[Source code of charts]
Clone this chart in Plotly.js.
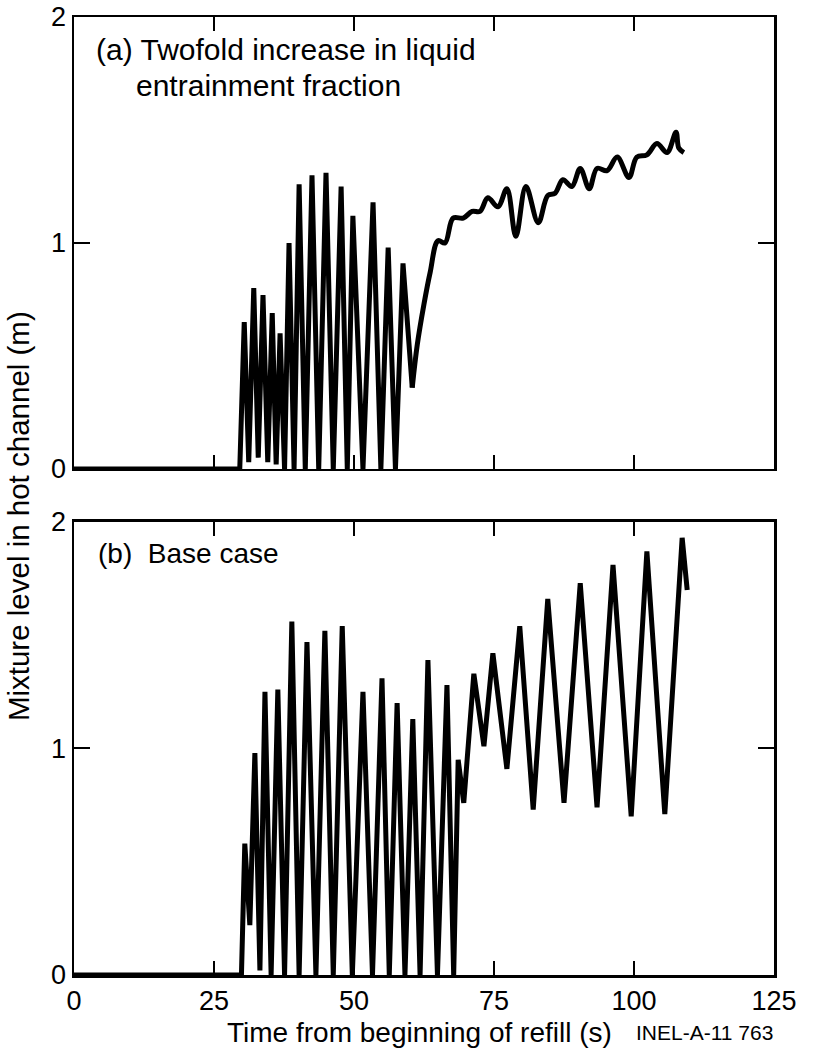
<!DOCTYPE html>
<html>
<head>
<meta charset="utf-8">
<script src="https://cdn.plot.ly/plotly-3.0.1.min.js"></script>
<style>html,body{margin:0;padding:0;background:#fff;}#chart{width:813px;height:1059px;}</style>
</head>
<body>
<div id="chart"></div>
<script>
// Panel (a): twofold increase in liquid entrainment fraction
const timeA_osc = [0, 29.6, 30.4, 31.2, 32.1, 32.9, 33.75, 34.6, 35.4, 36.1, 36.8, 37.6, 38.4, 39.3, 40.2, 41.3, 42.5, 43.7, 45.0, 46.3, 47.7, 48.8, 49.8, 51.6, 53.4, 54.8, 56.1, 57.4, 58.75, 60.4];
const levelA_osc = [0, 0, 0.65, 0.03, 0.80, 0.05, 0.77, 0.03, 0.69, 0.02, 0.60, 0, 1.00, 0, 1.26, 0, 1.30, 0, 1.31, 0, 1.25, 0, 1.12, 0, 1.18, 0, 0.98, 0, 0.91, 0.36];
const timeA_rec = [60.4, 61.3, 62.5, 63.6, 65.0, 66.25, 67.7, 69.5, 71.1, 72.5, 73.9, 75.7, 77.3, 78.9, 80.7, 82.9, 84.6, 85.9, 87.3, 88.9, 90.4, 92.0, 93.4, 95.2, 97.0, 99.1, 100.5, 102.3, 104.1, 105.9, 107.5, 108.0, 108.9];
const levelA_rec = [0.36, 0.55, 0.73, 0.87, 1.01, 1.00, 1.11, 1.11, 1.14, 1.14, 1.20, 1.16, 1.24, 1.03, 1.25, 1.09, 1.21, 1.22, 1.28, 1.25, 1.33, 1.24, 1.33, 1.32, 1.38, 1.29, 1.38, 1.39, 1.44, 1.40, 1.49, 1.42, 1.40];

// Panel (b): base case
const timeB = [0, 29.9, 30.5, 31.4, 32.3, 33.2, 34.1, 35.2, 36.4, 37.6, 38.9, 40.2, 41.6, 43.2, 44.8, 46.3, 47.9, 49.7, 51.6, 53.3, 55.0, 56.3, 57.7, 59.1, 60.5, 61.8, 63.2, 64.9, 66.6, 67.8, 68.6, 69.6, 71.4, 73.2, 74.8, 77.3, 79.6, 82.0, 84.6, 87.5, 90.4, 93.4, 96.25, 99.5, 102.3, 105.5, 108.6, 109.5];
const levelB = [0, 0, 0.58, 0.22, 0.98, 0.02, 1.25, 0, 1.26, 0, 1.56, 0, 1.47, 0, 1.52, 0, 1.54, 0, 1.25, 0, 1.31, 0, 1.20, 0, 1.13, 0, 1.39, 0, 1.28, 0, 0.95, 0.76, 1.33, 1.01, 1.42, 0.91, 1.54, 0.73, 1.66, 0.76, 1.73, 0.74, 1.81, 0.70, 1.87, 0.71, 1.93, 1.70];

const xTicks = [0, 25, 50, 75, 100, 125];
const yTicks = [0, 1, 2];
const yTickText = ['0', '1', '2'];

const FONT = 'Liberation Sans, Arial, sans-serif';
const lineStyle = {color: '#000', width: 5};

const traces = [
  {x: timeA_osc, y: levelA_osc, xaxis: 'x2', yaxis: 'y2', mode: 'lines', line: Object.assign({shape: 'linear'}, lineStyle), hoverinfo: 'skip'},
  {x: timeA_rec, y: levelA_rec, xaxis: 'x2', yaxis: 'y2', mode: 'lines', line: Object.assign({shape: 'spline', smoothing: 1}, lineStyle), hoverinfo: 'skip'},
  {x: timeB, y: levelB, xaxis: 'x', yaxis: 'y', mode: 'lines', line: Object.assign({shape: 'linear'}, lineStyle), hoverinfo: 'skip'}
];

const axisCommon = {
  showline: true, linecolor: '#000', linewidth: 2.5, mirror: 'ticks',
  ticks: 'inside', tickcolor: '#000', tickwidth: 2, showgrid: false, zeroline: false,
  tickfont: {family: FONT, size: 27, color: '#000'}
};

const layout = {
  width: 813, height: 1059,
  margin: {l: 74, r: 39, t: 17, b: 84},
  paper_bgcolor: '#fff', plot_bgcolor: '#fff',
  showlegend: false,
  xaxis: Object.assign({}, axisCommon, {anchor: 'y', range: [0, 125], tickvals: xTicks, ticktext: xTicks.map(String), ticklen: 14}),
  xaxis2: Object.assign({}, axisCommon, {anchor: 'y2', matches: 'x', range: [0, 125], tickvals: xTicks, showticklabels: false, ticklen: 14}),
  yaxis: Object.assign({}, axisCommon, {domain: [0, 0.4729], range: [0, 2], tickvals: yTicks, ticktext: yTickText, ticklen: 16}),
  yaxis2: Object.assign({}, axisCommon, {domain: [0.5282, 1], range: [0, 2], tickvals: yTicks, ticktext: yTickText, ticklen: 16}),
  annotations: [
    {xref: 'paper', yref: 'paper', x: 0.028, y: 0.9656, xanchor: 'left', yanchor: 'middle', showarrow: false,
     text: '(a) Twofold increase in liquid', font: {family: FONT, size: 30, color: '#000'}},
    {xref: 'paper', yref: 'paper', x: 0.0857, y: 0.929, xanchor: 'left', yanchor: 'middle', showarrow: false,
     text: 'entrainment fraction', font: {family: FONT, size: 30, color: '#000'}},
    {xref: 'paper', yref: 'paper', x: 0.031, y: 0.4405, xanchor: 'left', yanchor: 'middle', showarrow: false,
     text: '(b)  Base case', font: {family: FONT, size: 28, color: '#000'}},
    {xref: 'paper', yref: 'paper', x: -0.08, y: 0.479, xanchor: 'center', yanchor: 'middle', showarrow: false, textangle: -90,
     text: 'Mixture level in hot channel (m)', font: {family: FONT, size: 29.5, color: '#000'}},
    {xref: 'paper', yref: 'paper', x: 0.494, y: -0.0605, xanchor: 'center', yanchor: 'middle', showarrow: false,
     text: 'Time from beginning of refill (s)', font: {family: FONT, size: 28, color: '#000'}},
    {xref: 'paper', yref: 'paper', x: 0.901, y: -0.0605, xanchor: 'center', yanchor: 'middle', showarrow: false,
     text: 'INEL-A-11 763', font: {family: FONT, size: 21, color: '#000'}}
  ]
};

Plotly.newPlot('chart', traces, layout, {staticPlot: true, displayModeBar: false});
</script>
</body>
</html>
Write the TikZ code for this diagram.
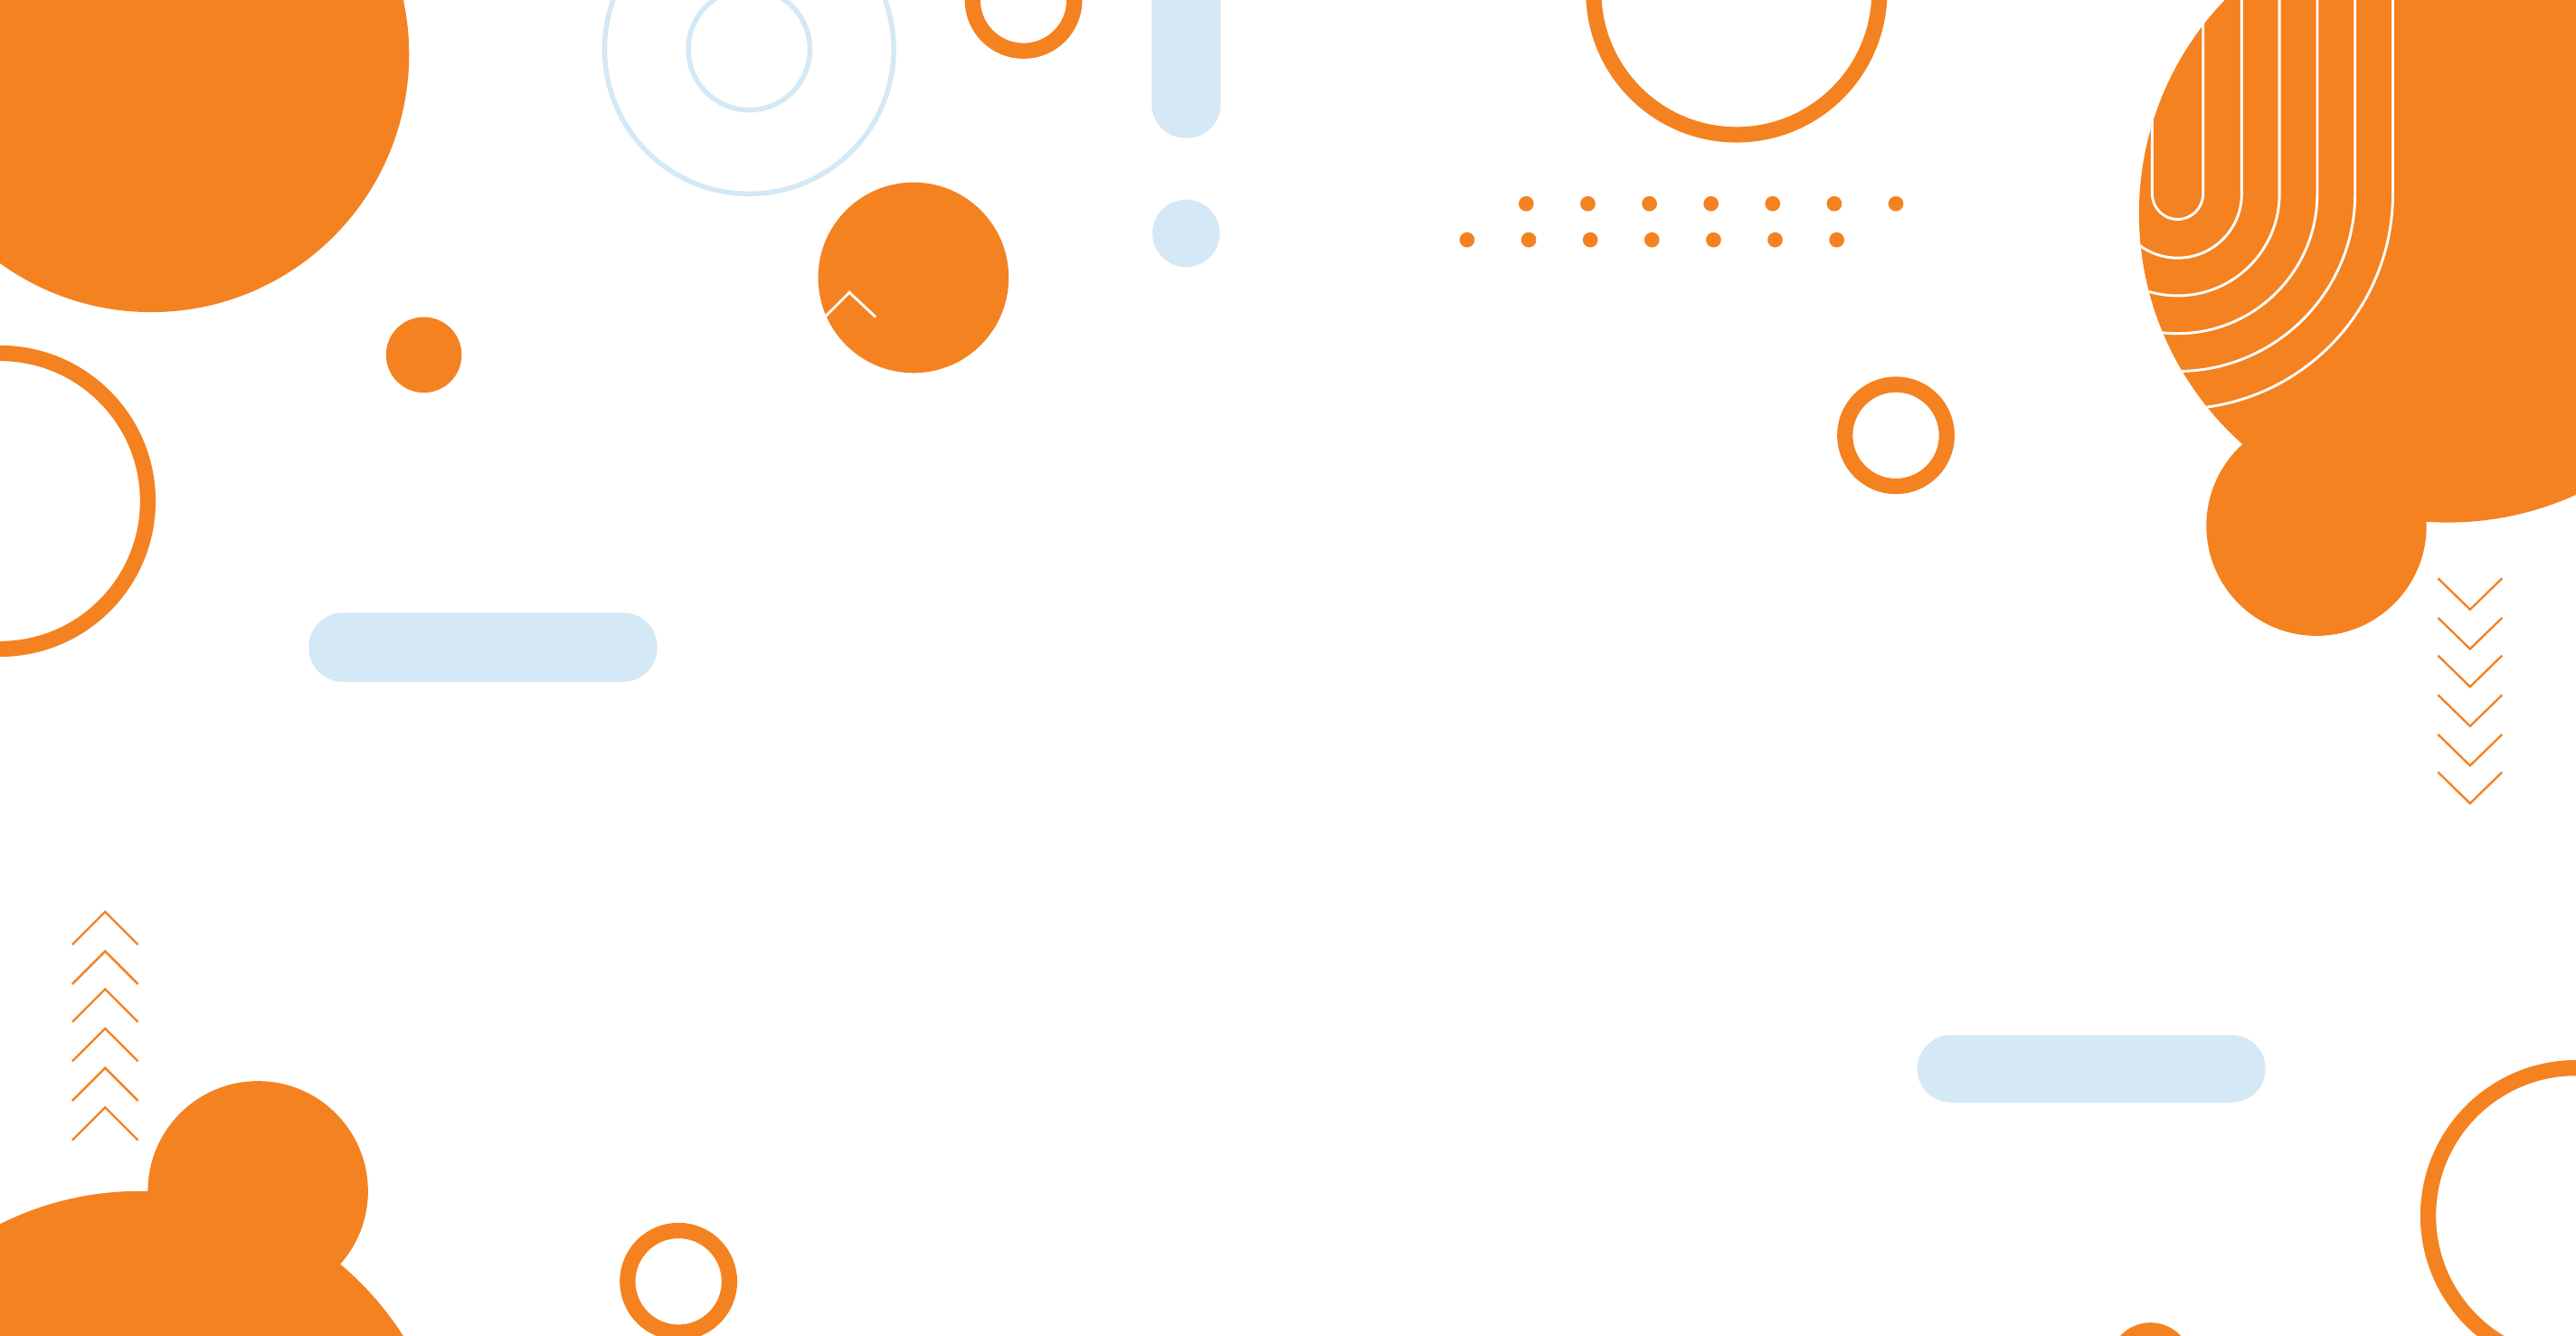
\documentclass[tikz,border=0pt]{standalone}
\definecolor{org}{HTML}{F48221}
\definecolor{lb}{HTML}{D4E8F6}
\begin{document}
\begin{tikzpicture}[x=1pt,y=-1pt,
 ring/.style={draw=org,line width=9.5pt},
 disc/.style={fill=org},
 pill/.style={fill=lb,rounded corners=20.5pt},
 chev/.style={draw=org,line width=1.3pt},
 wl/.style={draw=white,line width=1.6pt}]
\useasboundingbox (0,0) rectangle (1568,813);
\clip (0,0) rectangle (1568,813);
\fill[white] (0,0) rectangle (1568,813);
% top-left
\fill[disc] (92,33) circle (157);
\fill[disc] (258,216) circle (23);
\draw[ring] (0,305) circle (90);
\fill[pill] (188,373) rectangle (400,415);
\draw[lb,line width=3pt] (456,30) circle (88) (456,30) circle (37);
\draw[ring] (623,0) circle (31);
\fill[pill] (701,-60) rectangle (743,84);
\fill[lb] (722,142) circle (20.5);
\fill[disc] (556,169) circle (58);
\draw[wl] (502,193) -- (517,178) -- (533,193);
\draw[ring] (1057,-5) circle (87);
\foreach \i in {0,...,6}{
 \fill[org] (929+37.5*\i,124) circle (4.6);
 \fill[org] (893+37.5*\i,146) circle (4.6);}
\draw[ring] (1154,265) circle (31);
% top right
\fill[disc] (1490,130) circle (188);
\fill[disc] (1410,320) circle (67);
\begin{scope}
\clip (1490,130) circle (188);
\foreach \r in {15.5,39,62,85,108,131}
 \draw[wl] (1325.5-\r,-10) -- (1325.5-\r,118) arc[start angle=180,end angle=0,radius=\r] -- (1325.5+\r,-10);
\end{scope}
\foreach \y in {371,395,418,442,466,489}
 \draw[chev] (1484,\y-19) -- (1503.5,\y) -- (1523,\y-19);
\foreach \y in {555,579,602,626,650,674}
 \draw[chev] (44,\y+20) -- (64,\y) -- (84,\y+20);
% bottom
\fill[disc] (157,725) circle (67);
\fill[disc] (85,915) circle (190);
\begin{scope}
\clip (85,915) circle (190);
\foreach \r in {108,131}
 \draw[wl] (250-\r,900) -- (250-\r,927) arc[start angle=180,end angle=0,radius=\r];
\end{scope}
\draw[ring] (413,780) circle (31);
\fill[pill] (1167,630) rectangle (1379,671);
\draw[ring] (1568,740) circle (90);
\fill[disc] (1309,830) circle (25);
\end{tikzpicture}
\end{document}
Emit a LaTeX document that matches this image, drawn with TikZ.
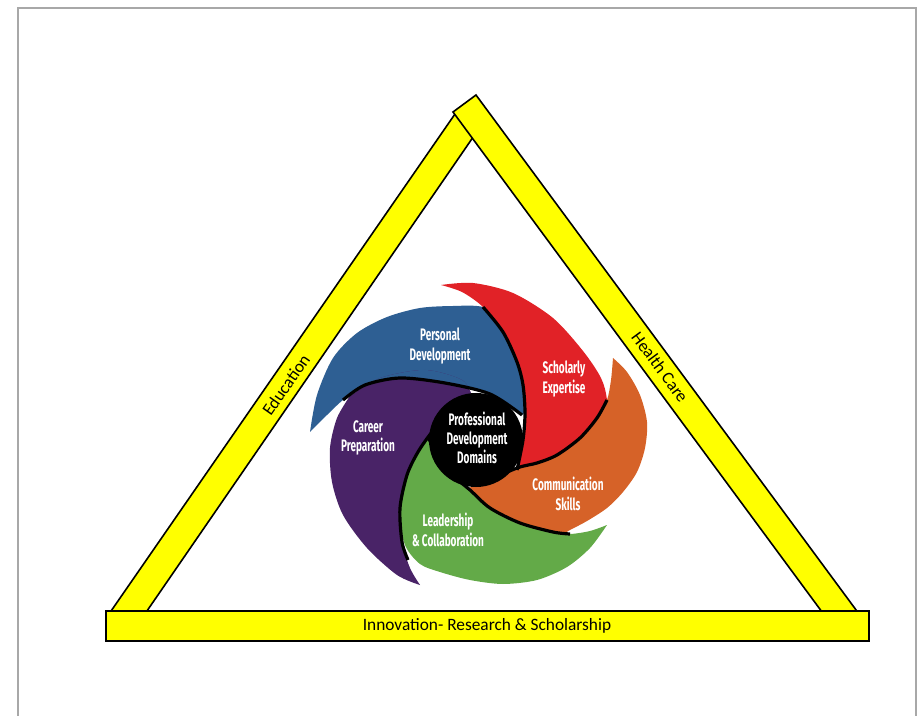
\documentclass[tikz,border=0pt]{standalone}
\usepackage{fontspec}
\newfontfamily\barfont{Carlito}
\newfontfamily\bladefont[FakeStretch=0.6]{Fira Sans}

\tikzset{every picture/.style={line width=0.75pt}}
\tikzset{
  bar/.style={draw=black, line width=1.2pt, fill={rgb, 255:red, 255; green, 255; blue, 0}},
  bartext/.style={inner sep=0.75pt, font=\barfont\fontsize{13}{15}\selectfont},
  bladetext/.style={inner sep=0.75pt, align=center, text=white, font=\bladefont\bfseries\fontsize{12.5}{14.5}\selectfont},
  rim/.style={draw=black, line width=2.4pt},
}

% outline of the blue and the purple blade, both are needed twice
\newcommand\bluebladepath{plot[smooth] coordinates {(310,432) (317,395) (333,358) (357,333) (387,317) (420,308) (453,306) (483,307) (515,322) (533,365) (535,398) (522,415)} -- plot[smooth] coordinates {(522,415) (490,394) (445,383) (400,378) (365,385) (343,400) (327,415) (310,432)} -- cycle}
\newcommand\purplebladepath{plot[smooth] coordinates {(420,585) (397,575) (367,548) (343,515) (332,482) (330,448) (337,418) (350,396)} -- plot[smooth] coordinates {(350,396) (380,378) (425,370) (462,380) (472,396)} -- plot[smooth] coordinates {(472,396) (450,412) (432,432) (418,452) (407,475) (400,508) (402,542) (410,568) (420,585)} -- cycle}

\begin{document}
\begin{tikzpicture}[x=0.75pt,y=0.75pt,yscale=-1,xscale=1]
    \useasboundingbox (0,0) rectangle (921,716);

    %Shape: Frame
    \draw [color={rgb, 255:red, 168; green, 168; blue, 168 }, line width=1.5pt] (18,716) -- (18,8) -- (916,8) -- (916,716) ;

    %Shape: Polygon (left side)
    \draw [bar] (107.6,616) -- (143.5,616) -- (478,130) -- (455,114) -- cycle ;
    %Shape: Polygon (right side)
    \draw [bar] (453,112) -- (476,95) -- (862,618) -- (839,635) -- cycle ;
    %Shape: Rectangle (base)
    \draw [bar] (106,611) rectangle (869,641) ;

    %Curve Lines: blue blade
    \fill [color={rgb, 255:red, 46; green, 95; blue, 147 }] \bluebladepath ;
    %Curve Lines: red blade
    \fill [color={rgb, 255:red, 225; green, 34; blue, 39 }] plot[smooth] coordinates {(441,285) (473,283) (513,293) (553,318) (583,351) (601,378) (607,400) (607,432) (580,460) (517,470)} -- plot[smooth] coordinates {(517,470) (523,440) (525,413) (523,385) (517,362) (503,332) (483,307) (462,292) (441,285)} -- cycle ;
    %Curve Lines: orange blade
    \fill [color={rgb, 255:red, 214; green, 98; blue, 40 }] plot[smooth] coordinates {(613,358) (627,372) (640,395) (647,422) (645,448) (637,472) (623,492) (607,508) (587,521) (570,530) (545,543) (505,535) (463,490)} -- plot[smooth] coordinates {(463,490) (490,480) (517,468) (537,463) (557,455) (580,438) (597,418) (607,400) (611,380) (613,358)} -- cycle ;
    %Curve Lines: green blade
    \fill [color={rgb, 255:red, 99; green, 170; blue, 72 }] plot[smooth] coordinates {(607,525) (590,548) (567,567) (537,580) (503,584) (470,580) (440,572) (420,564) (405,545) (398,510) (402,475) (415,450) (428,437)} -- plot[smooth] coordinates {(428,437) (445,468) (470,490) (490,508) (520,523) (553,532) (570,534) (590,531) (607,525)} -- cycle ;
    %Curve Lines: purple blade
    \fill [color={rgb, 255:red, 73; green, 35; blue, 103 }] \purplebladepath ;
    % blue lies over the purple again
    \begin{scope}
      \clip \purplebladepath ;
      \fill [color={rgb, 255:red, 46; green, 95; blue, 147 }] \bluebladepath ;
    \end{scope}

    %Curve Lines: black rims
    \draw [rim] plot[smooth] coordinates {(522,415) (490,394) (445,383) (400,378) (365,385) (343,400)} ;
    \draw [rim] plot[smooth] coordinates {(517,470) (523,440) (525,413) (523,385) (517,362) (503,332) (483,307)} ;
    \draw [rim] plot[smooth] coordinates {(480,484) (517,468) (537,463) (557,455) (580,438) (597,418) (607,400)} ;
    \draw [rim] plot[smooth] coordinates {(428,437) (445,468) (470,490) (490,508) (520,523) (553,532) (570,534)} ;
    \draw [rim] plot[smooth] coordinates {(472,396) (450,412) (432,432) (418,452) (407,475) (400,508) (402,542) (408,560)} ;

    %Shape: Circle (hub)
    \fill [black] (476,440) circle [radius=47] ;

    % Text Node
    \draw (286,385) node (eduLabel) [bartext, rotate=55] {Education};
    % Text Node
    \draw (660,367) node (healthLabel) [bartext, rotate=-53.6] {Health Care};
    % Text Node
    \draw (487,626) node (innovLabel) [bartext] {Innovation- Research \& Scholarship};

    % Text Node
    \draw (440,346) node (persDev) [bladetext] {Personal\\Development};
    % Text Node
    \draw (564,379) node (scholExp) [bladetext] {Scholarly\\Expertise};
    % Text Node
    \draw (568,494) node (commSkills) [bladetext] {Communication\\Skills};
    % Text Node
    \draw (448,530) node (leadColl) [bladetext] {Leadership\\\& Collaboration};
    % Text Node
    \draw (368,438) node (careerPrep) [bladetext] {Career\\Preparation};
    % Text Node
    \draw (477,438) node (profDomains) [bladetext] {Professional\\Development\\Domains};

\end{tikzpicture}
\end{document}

» **Work to complete**
Beginning with the first line of the records above, extract each line exactly through the line that holds "0.71, 1.93, 1.70];", both ends included. Omit pictures.

» **Output for this exercise**
Clone this chart in Plotly.js.
<!DOCTYPE html>
<html>
<head>
<meta charset="utf-8">
<script src="https://cdn.plot.ly/plotly-3.0.1.min.js"></script>
<style>html,body{margin:0;padding:0;background:#fff;}#chart{width:813px;height:1059px;}</style>
</head>
<body>
<div id="chart"></div>
<script>
// Panel (a): twofold increase in liquid entrainment fraction
const timeA_osc = [0, 29.6, 30.4, 31.2, 32.1, 32.9, 33.75, 34.6, 35.4, 36.1, 36.8, 37.6, 38.4, 39.3, 40.2, 41.3, 42.5, 43.7, 45.0, 46.3, 47.7, 48.8, 49.8, 51.6, 53.4, 54.8, 56.1, 57.4, 58.75, 60.4];
const levelA_osc = [0, 0, 0.65, 0.03, 0.80, 0.05, 0.77, 0.03, 0.69, 0.02, 0.60, 0, 1.00, 0, 1.26, 0, 1.30, 0, 1.31, 0, 1.25, 0, 1.12, 0, 1.18, 0, 0.98, 0, 0.91, 0.36];
const timeA_rec = [60.4, 61.3, 62.5, 63.6, 65.0, 66.25, 67.7, 69.5, 71.1, 72.5, 73.9, 75.7, 77.3, 78.9, 80.7, 82.9, 84.6, 85.9, 87.3, 88.9, 90.4, 92.0, 93.4, 95.2, 97.0, 99.1, 100.5, 102.3, 104.1, 105.9, 107.5, 108.0, 108.9];
const levelA_rec = [0.36, 0.55, 0.73, 0.87, 1.01, 1.00, 1.11, 1.11, 1.14, 1.14, 1.20, 1.16, 1.24, 1.03, 1.25, 1.09, 1.21, 1.22, 1.28, 1.25, 1.33, 1.24, 1.33, 1.32, 1.38, 1.29, 1.38, 1.39, 1.44, 1.40, 1.49, 1.42, 1.40];

// Panel (b): base case
const timeB = [0, 29.9, 30.5, 31.4, 32.3, 33.2, 34.1, 35.2, 36.4, 37.6, 38.9, 40.2, 41.6, 43.2, 44.8, 46.3, 47.9, 49.7, 51.6, 53.3, 55.0, 56.3, 57.7, 59.1, 60.5, 61.8, 63.2, 64.9, 66.6, 67.8, 68.6, 69.6, 71.4, 73.2, 74.8, 77.3, 79.6, 82.0, 84.6, 87.5, 90.4, 93.4, 96.25, 99.5, 102.3, 105.5, 108.6, 109.5];
const levelB = [0, 0, 0.58, 0.22, 0.98, 0.02, 1.25, 0, 1.26, 0, 1.56, 0, 1.47, 0, 1.52, 0, 1.54, 0, 1.25, 0, 1.31, 0, 1.20, 0, 1.13, 0, 1.39, 0, 1.28, 0, 0.95, 0.76, 1.33, 1.01, 1.42, 0.91, 1.54, 0.73, 1.66, 0.76, 1.73, 0.74, 1.81, 0.70, 1.87, 0.71, 1.93, 1.70];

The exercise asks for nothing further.